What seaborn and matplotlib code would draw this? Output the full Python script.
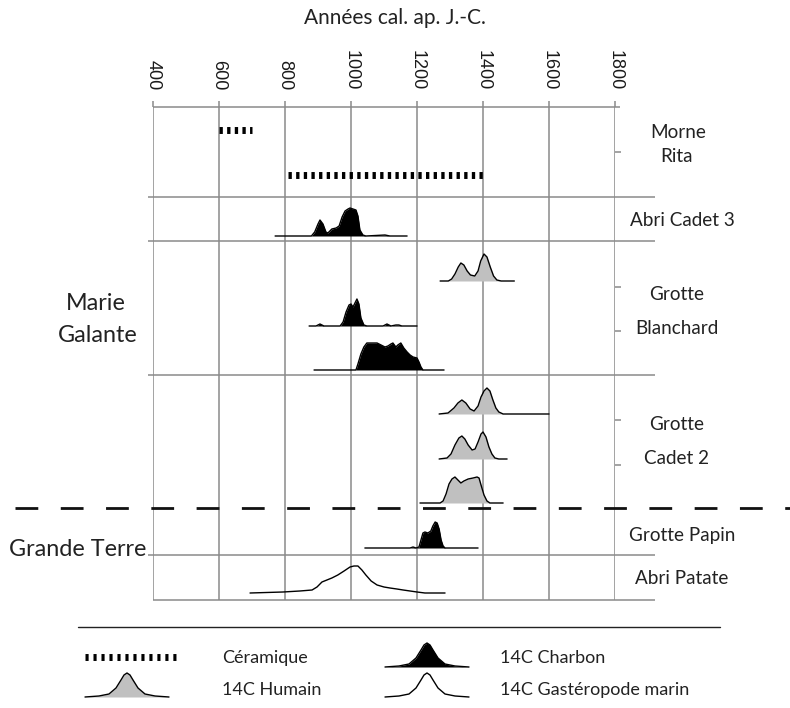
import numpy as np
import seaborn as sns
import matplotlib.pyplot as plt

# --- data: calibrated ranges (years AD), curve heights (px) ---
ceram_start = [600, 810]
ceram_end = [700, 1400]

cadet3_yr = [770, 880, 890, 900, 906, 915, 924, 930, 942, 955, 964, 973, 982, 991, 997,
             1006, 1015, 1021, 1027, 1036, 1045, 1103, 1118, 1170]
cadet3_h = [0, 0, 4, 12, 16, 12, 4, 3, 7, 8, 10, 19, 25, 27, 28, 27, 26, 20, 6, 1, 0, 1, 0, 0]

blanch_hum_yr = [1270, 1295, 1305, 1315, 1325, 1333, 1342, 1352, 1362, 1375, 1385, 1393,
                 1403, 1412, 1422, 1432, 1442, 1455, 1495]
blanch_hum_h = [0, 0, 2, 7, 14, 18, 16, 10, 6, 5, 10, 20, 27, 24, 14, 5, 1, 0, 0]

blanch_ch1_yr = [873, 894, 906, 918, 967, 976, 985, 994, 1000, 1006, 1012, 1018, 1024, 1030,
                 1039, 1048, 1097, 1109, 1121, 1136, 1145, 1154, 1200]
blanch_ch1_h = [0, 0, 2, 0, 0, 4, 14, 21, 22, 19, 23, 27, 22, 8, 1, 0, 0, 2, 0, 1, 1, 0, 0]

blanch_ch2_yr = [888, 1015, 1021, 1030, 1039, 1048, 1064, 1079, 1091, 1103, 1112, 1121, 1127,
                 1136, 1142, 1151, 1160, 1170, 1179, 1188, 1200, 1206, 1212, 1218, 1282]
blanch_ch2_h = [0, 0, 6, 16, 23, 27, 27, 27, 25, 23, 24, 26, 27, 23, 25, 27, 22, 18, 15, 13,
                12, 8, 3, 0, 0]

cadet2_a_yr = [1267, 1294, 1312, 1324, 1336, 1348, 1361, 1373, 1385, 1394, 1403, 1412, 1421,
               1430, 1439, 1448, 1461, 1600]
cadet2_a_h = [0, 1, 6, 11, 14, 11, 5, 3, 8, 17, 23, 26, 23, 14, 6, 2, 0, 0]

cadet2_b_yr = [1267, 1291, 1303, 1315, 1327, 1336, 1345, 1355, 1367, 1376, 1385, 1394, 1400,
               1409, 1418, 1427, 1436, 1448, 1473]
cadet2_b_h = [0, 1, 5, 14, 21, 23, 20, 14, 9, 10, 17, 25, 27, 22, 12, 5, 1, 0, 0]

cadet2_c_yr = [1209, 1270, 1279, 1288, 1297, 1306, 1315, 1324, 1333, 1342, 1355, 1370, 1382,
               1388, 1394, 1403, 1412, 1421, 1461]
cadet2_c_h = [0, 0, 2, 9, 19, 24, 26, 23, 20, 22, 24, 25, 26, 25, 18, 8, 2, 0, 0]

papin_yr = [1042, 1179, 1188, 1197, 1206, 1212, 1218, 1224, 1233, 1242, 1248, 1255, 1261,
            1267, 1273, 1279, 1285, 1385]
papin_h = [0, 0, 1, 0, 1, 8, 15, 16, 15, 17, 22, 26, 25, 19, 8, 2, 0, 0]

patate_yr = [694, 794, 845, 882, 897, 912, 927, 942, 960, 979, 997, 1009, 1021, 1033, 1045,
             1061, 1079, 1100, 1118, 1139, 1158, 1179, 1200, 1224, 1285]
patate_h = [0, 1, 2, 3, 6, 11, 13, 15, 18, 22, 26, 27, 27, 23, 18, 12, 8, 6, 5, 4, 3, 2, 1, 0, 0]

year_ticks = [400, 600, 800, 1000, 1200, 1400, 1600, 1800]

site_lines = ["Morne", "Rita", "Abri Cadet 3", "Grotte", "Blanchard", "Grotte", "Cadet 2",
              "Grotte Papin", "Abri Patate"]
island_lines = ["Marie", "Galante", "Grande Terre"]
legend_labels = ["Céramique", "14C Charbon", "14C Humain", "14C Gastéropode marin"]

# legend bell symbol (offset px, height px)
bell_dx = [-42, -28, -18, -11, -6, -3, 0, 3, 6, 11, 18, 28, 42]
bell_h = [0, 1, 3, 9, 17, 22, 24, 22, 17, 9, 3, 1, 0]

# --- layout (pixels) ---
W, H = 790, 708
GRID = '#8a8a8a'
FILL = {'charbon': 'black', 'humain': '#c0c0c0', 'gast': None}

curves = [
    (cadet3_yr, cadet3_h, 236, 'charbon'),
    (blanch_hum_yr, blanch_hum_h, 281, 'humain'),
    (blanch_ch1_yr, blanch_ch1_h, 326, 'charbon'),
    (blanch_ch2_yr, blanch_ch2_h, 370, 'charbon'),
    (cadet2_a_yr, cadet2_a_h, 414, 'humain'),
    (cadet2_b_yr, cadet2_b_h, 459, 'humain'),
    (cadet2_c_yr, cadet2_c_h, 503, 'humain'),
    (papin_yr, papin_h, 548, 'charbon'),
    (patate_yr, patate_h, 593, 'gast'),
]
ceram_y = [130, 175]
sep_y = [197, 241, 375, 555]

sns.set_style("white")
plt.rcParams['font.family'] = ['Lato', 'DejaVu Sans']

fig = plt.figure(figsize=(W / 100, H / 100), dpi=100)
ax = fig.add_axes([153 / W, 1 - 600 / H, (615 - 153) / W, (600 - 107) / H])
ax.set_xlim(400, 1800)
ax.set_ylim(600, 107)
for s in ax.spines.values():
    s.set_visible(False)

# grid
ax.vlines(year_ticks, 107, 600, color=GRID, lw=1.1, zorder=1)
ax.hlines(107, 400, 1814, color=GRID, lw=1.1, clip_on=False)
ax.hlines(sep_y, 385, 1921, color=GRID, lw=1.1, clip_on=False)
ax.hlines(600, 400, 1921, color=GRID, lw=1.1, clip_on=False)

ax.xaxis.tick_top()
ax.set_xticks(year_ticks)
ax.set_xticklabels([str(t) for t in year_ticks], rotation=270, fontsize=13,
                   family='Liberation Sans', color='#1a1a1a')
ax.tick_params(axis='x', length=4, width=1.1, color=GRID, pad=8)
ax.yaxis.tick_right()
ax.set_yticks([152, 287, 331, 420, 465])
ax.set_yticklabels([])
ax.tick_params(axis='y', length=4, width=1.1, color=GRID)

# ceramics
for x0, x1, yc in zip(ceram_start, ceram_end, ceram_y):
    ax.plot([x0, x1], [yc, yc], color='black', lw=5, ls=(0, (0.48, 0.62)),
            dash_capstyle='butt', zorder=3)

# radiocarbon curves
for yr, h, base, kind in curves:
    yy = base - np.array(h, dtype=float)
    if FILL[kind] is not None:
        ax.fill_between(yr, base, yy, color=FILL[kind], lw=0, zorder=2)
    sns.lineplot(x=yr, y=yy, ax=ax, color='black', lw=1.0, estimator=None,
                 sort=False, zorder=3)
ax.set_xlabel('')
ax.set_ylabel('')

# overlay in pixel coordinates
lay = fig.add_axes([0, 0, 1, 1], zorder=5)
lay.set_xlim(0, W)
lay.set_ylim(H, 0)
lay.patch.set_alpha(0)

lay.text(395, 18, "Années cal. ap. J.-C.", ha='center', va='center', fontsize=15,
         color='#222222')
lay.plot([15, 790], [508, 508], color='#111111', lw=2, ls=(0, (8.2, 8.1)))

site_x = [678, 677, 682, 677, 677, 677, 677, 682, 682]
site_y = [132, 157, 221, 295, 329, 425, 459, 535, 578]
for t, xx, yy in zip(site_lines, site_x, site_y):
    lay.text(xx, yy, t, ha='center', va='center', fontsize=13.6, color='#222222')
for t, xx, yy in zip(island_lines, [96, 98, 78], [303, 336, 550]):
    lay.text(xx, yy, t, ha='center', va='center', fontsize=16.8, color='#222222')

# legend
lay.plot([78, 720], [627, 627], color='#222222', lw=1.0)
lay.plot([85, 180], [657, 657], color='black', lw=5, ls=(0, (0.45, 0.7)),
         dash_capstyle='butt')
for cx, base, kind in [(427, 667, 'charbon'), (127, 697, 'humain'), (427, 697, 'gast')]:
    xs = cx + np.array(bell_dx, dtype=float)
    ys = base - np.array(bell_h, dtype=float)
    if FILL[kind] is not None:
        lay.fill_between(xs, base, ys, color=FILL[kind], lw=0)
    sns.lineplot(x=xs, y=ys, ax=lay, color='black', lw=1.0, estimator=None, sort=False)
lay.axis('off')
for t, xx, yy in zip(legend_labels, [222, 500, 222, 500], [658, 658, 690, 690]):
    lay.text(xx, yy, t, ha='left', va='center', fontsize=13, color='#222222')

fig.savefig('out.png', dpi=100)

········

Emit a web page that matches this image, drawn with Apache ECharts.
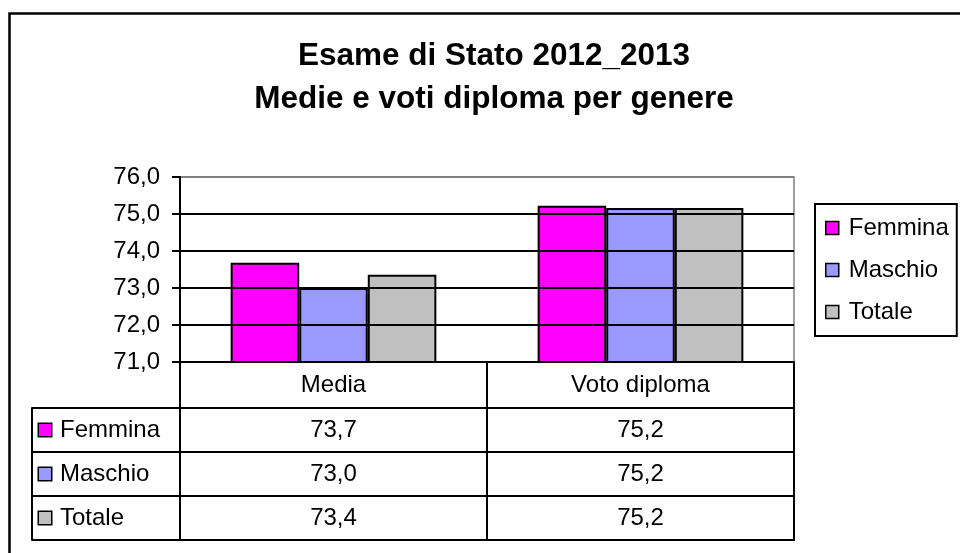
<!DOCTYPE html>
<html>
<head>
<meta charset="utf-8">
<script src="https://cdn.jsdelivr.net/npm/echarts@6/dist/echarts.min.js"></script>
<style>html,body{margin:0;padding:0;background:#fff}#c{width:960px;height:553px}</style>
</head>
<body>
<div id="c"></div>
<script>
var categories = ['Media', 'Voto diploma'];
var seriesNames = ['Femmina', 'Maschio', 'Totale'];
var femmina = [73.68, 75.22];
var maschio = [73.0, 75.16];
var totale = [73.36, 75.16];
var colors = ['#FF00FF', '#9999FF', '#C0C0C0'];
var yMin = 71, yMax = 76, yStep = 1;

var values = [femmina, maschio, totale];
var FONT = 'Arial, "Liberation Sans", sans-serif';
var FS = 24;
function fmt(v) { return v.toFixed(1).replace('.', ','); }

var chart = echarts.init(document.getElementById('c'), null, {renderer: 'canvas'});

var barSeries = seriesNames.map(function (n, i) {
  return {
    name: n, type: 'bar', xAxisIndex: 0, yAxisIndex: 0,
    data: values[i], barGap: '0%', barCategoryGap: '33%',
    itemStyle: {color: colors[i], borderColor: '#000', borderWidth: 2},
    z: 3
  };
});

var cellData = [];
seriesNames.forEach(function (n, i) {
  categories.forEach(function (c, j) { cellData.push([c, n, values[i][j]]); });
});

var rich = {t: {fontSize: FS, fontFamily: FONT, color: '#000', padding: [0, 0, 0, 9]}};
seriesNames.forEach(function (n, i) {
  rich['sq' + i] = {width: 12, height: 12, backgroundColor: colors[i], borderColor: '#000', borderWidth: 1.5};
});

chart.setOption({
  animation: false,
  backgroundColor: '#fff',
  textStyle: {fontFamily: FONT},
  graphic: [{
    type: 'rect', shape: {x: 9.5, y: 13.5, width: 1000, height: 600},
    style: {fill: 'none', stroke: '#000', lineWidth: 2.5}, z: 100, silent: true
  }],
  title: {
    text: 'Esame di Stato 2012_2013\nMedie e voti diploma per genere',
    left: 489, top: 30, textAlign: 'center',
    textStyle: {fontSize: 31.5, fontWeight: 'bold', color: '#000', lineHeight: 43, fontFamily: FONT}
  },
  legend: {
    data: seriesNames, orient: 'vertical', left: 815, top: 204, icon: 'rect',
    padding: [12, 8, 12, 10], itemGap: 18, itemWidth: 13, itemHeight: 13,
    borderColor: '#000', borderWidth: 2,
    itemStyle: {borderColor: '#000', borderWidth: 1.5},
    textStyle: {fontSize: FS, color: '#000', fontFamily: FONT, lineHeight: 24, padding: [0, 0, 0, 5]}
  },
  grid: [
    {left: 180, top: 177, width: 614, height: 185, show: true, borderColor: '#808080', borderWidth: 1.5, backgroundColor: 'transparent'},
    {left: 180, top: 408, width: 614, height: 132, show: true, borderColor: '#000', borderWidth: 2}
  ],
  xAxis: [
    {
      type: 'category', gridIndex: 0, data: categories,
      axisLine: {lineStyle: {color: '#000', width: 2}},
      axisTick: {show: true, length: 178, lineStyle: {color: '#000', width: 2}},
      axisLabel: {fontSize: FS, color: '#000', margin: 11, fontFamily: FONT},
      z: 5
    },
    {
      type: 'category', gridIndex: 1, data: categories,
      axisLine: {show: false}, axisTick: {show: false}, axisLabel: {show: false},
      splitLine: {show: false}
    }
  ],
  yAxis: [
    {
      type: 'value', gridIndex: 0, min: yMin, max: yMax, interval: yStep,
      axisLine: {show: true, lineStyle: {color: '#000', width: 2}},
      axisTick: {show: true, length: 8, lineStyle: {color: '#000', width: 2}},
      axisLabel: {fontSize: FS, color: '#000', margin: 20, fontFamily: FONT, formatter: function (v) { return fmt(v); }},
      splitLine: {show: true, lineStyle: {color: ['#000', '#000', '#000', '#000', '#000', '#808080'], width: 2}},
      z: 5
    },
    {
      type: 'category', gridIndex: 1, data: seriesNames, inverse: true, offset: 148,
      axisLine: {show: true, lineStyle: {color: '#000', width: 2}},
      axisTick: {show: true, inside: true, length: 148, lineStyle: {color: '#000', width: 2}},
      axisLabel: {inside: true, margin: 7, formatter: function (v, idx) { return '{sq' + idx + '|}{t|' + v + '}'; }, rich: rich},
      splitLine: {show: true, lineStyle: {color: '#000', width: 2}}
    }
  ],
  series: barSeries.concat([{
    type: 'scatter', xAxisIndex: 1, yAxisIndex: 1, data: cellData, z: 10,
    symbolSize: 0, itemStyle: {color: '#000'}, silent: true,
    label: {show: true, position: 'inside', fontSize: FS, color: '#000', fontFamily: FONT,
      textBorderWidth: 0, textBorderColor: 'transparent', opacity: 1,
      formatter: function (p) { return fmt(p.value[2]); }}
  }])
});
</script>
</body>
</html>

········

To be done: Give again, word for word, the part that opens with the line containing "What seaborn and" and closes with the one containing "ceram_end = [700, 1400]". Include both of those lines and skip all pictures.

Response for this exercise:
What seaborn and matplotlib code would draw this? Output the full Python script.
import numpy as np
import seaborn as sns
import matplotlib.pyplot as plt

# --- data: calibrated ranges (years AD), curve heights (px) ---
ceram_start = [600, 810]
ceram_end = [700, 1400]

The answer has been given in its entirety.